Improved Resistive Memory Switching Characteristics of Gold Nanoparticles Embedded Graphene Oxide

Resistive random access memory (ReRAM) has recently attracted great attention due to its potential for replacement of flash memory in next-generation nonvolatile memory applications. However, ReRAM devices are facing the problem of stability and repeatability which can be ascribed to the randomness of the conducting filaments formation. Nanoparticles are found to enhance electric field in their vicinity, which is anticipated to define the conductive filament precisely and favorable for the improved switching characteristics if embedded in devices. We have fabricated thin films of graphene oxide with embedded gold nanoparticles through spin coating on ITO/Glass substrates. Top electrodes of Aluminum were deposited using thermal evaporation through a shadow mask. Current-Voltage measurements were carried out using Keithley 2401 in top-bottom configuration at room temperature.

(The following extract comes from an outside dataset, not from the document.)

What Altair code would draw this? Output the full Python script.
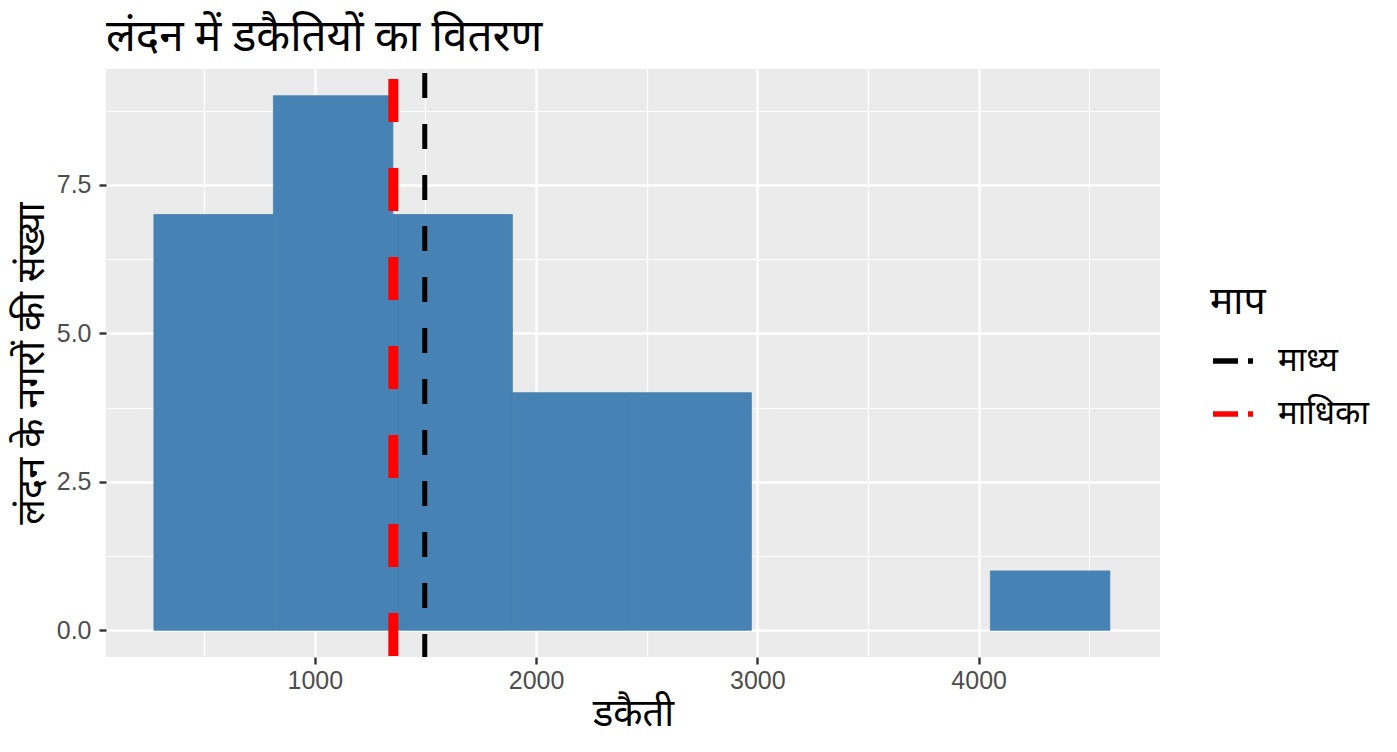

The switching characteristics of the device with gold nanoparticles performed well in regard to stable and repeatable switching between low resistance and high resistance states along with low switching voltages with narrow window for switching voltages. These devices showed improved and stable resistance ratio over the period of 10⁴ sec and hence it had good retention and endurance properties. These devices can be seen as potential candidates for memory applications in regard to repeatability and stability.